El fatalismo hispánico es algo atávico y se desconoce su punto de origen. Lo que sí sabemos es que alcanzó sus cumbres más altas poco después del desastre de 1898, con la pérdida de las últimas colonias. Por ello no debe extrañarnos que en las décadas siguientes, cerebros de talla universal como nuestro Ortega y Gasset escribiesen aquello de “Somos una raza desmoralizada y hasta que no nos reeduquemos todo será en vano”.
A pesar de que con la Entrada en la Unión Europea en la década de los 80 del siglo pasado, nos hemos ido desprendiendo poco a poco de buena parte de ese fatalismo, aún siguen ocurriendo “cosas misteriosas” que a más de uno le hace desesperarse. Sucedió, por poner un ejemplo totalmente intrascendente, en 2010 tras el mundial de fútbol de Sudáfrica que ganó la roja. Aquel año, por primera vez, ningún jugador de la selección vencedora se llevó el balón de oro como era costumbre hasta entonces.
Afortunadamente la depresión no ha hecho mella en nosotros, y es que a pesar de todo, tal y como apunta la línea que Valle Inclán escribió para su personaje Don Filiberto en ‘Luces de bohemia’: “En España podrá faltar el pan, pero el ingenio y el buen humor no se acaban”.

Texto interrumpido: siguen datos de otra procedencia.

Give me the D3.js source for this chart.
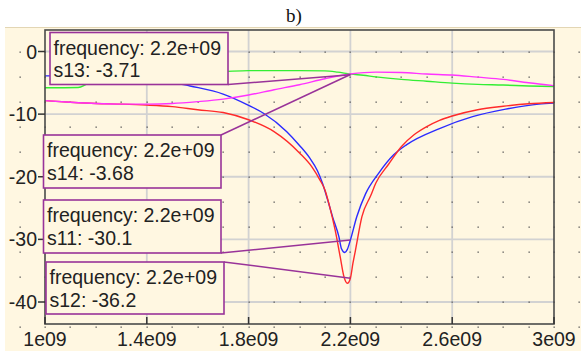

Pero dónde empezó esta sensación de que “la historia nos toma el pelo”. Retrocedamos al pasado, cuando España era un país recién creado y cierto navegante genovés se las apañó para que Isabel y Fernando, los reyes católicos, financiasen una campaña de expediciones destinadas a encontrar un atajo hacia las Indias (Asia) mar adentro. Si como los sabios de su tiempo parecían indicar, la Tierra era redonda, “solo” había que atravesar el océano para llegar a las Molucas (actual Indonesia) y cargar todas las especias que pudieran. De este modo se podría burlar el bloqueo de las rutas tradicionales (como la abierta por Marco Polo) llevado a cabo por el Imperio Otomano.

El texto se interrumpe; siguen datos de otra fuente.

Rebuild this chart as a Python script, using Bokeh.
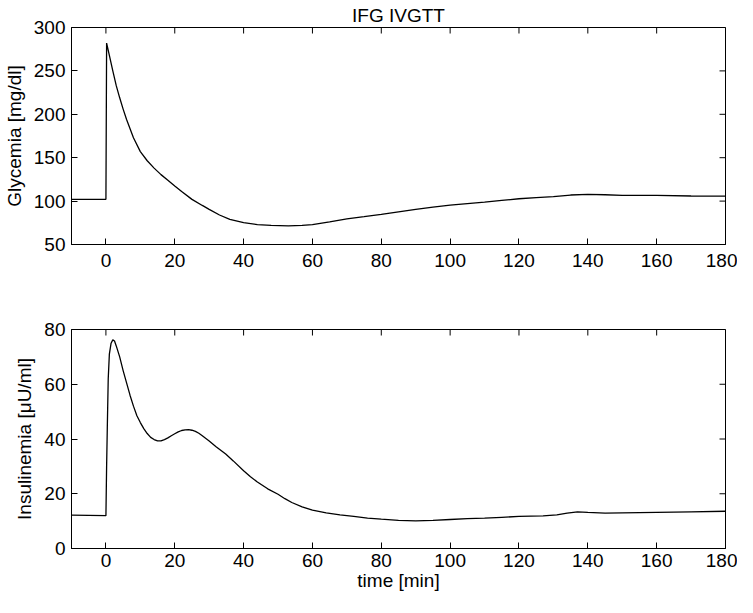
import math
from bokeh.plotting import figure
from bokeh.models import Range1d, FixedTicker
from bokeh.layouts import column
from bokeh.embed import file_html
from bokeh.resources import INLINE

# ---------------- data ----------------
t_glu = [-10, 0, 0.2, 1, 2, 3, 4, 5, 6, 8, 10, 12, 14, 16, 18, 20, 22, 25, 28, 30,
         33, 36, 40, 44, 48, 53, 57, 60, 65, 70, 75, 80, 85, 90, 95, 100, 105, 110,
         115, 120, 125, 130, 135, 140, 145, 150, 155, 160, 170, 180]
glucose = [102, 102, 282, 268, 250, 233, 219, 206, 194, 173, 157, 146.5, 138, 130.5,
           124, 117.3, 111, 102, 95, 90.5, 84, 79, 75.2, 73, 72, 71.4, 72, 73, 76,
           79.5, 82, 84.6, 87.5, 90.4, 93, 95.4, 97.2, 98.8, 100.8, 102.7, 104,
           105.2, 107, 107.7, 107.3, 106.6, 106.5, 106.5, 105.9, 105.8]

t_ins = [-10, 0, 0.2, 0.4, 0.67, 1, 1.5, 2, 2.5, 3, 4, 5, 6, 7, 8, 9, 10, 11, 12, 13,
         14, 15, 16, 17, 18, 19, 20, 21, 22, 23, 24, 25, 26, 27, 28, 30, 32, 34.8, 37,
         40, 42, 44, 47, 50, 52, 54, 57, 60, 64, 68, 72, 76, 80, 85, 90, 95, 100, 105,
         110, 115, 120, 127, 131, 134, 137, 140, 145, 150, 160, 170, 180]
insulin = [12.2, 12, 30, 44, 62, 71, 75, 76.2, 75.8, 74, 70, 65, 60.5, 56, 52, 48.5,
           46, 43.8, 42, 40.6, 39.8, 39.3, 39.3, 39.8, 40.4, 41.2, 41.9, 42.6, 43.1,
           43.3, 43.4, 43.2, 42.8, 42.1, 41.2, 39.3, 37.2, 34.5, 32, 28.4, 26.2, 24.3,
           21.8, 19.8, 18.2, 16.8, 15.2, 14, 13, 12.3, 11.7, 11.1, 10.7, 10.3, 10.1,
           10.3, 10.6, 10.9, 11.1, 11.4, 11.7, 11.9, 12.3, 12.9, 13.4, 13.2, 12.9, 13.0,
           13.2, 13.4, 13.6]

x_ticks = [0, 20, 40, 60, 80, 100, 120, 140, 160, 180]
glu_ticks = [50, 100, 150, 200, 250, 300]
ins_ticks = [0, 20, 40, 60, 80]

title_text = "IFG IVGTT"
glu_label = "Glycemia [mg/dl]"
ins_label = "Insulinemia [\u03bcU/ml]"
x_label = "time [min]"

FONT = "Liberation Sans"
FS = "19px"
W = 737
LEFT = 65
FRAME_W = 660
X0, X1 = -10, 180
TICK = 6


def style_axis(ax, ticks):
    ax.ticker = FixedTicker(ticks=ticks)
    ax.minor_tick_line_color = None
    ax.major_tick_in = TICK
    ax.major_tick_out = 0
    ax.major_tick_line_color = "black"
    ax.axis_line_color = "black"
    ax.axis_line_width = 1
    ax.major_label_text_font = FONT
    ax.major_label_text_color = "black"
    ax.major_label_text_font_size = FS
    ax.axis_label_text_font = FONT
    ax.axis_label_text_font_size = FS
    ax.axis_label_text_font_style = "normal"
    ax.axis_label_text_color = "black"


def make_fig(height, top, bottom, y0, y1, yticks, ylabel, xlabel, t, y,
             xlab_standoff, title=None):
    p = figure(width=W, height=height, output_backend="svg", toolbar_location=None,
               x_range=Range1d(X0, X1), y_range=Range1d(y0, y1),
               min_border_left=LEFT, min_border_right=W - LEFT - FRAME_W,
               min_border_top=top, min_border_bottom=bottom, title=title)
    if title:
        p.title.align = "center"
        p.title.text_font = FONT
        p.title.text_font_size = FS
        p.title.text_font_style = "normal"
        p.title.text_color = "black"
        p.title.standoff = 4
    p.xgrid.visible = False
    p.ygrid.visible = False
    p.outline_line_color = "black"
    p.outline_line_width = 1
    p.background_fill_color = "white"
    p.border_fill_color = "white"
    style_axis(p.xaxis[0], x_ticks)
    p.xaxis[0].major_label_standoff = xlab_standoff
    style_axis(p.yaxis[0], yticks)
    p.yaxis[0].major_label_standoff = 6
    p.yaxis[0].axis_label = ylabel
    p.yaxis[0].axis_label_standoff = 6
    if xlabel:
        p.xaxis[0].axis_label = xlabel
        p.xaxis[0].axis_label_standoff = 0
    # inward ticks on the top and right edges of the box (MATLAB "box on");
    # half of each dash is clipped away by the frame
    p.scatter(x=x_ticks, y=[y1] * len(x_ticks), marker="dash", size=2 * TICK,
              angle=math.pi / 2, line_color="black", line_width=1)
    p.scatter(x=[X1] * len(yticks), y=yticks, marker="dash", size=2 * TICK,
              angle=0, line_color="black", line_width=1)
    p.line(t, y, line_color="black", line_width=1.3)
    return p


p1 = make_fig(290, 26, 46, 50, 300, glu_ticks, glu_label, None, t_glu, glucose,
              9, title=title_text)
p2 = make_fig(307, 39, 49, 0, 80, ins_ticks, ins_label, x_label, t_ins, insulin, 5)

layout = column(p1, p2, spacing=0)
open("out.html", "w").write(file_html(layout, INLINE))
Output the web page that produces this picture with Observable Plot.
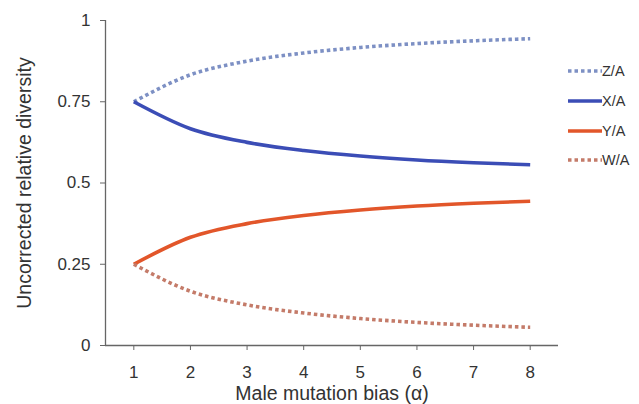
<!DOCTYPE html>
<html>
<head>
<meta charset="utf-8">
<script src="https://cdn.jsdelivr.net/npm/d3@7"></script>
<script src="https://cdn.jsdelivr.net/npm/@observablehq/plot@0.6"></script>
<style>
  body { margin: 0; background: #fff; font-family: "Liberation Sans", Arial, sans-serif; }
  #wrap { position: relative; width: 639px; height: 404px; }
  #legend { position: absolute; left: 568px; top: 0; }
  .item { position: absolute; left: 0; display: flex; align-items: center; white-space: nowrap; font-size: 14.5px; color: #333; }
  .item svg { display: block; margin-right: 0px; }
</style>
</head>
<body>
<div id="wrap"><div id="legend"></div></div>
<script>
const alpha = [1, 2, 3, 4, 5, 6, 7, 8];
const zA = [0.75, 0.833, 0.875, 0.9, 0.917, 0.929, 0.9375, 0.944];
const xA = [0.75, 0.667, 0.625, 0.6, 0.583, 0.571, 0.5625, 0.556];
const yA = [0.25, 0.333, 0.375, 0.4, 0.417, 0.429, 0.4375, 0.444];
const wA = [0.25, 0.167, 0.125, 0.1, 0.083, 0.071, 0.0625, 0.056];
const seriesNames = ["Z/A", "X/A", "Y/A", "W/A"];
const seriesValues = [zA, xA, yA, wA];
const seriesColors = ["#7d90c4", "#3b4db6", "#e2562a", "#c47b69"];
const seriesDash = ["3.5,3", null, null, "3.5,3"];
const xTicks = [1, 2, 3, 4, 5, 6, 7, 8];
const yTicks = [0, 0.25, 0.5, 0.75, 1];
const xDomain = [0.5, 8.5];
const yDomain = [0, 1];
const xLabel = "Male mutation bias (α)";
const yLabel = "Uncorrected relative diversity";

const rows = [];
seriesNames.forEach((s, i) => alpha.forEach((a, j) => rows.push({series: s, a, v: seriesValues[i][j]})));

const lineMarks = seriesNames.map((s, i) => Plot.line(rows.filter(r => r.series === s), {
  x: "a", y: "v", stroke: seriesColors[i], strokeWidth: 3.6,
  strokeDasharray: seriesDash[i] || undefined, strokeLinecap: "butt",
  curve: "monotone-x"
}));

const chart = Plot.plot({
  width: 639, height: 404,
  marginLeft: 105, marginRight: 81, marginTop: 20, marginBottom: 59,
  style: {fontFamily: "Liberation Sans, Arial, sans-serif", fontSize: "17px", color: "#333", background: "#fff"},
  x: {domain: xDomain},
  y: {domain: yDomain},
  marks: [
    Plot.axisX({ticks: xTicks, tickSize: 5, tickPadding: 15, stroke: "#666", tickFormat: d => String(d),
      label: xLabel, labelAnchor: "center", labelOffset: 54, labelArrow: "none"}),
    Plot.axisY({ticks: yTicks, tickSize: 5, tickPadding: 10, stroke: "#666", tickFormat: d => String(d),
      label: yLabel, labelAnchor: "center", labelOffset: 88, labelArrow: "none"}),
    Plot.ruleX([xDomain[0]], {stroke: "#666", strokeWidth: 1.3}),
    Plot.ruleY([yDomain[0]], {stroke: "#666", strokeWidth: 1.3}),
    ...lineMarks
  ]
});
chart.querySelectorAll("text").forEach(t => {
  t.style.fill = "#333";
  t.style.fontFamily = "Liberation Sans, Arial, sans-serif";
  t.style.fontSize = (t.textContent === xLabel || t.textContent === yLabel) ? "19.5px" : "17px";
});
document.getElementById("wrap").prepend(chart);

const legend = document.getElementById("legend");
const legendTops = [71, 101, 131, 160];
seriesNames.forEach((s, i) => {
  const d = document.createElement("div");
  d.className = "item";
  d.style.top = (legendTops[i] - 9) + "px";
  d.innerHTML = `<svg width="34" height="18"><line x1="0" x2="34" y1="9" y2="9" stroke="${seriesColors[i]}" stroke-width="3.6" ${seriesDash[i] ? `stroke-dasharray="${seriesDash[i]}"` : ""}/></svg><span>${s}</span>`;
  legend.appendChild(d);
});
</script>
</body>
</html>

Obviamente había todo un continente nuevo por descubrir antes de llegar a Asia, y aunque Colón siguiese ignorando que lo que pisaba eran islas de un “Nuevo Mundo”, por si acaso tomaba posesión de ellas en nombre de la corona de España. (Algo en las coordenadas le indicaban que allí pasaba algo raro).
Pero si todo el mundo recuerda la gesta del Almirante, y en su honor hoy existen países, estados y ciudades por todas las Américas que reciben su nombre, ahí están la nación de Colombia, la capital de los Estados Unidos llamada oficialmente “District of Columbia” (aunque es más conocido como Washington D.C.) o la Columbia británica (una de las 10 provincias de Canadá), entonces ¿por qué conocemos al Nuevo Mundo como América y no enteramente como Colombia?
Ese, en mi opinión, es el punto de partida del fatalismo hispano. De nada sirvieron las heroicas expediciones en condiciones precarias a bordo de sus carabelas, al bueno de Colón terminó por robarle la cartera (de forma involuntaria, todo hay que decirlo) un explorador italiano llamado Américo Vespucio.
¿La razón? Por su propio interés, Colón mantuvo hasta el día de su muerte que la tierra que había descubierto era realmente Asia, mientras que Vespucio fue uno de los primeros (tal vez incluso el primero) exploradores en declarar que el nuevo mundo era en realidad una entidad enteramente nueva. (Siempre desde el punto de vista de los europeos, claro).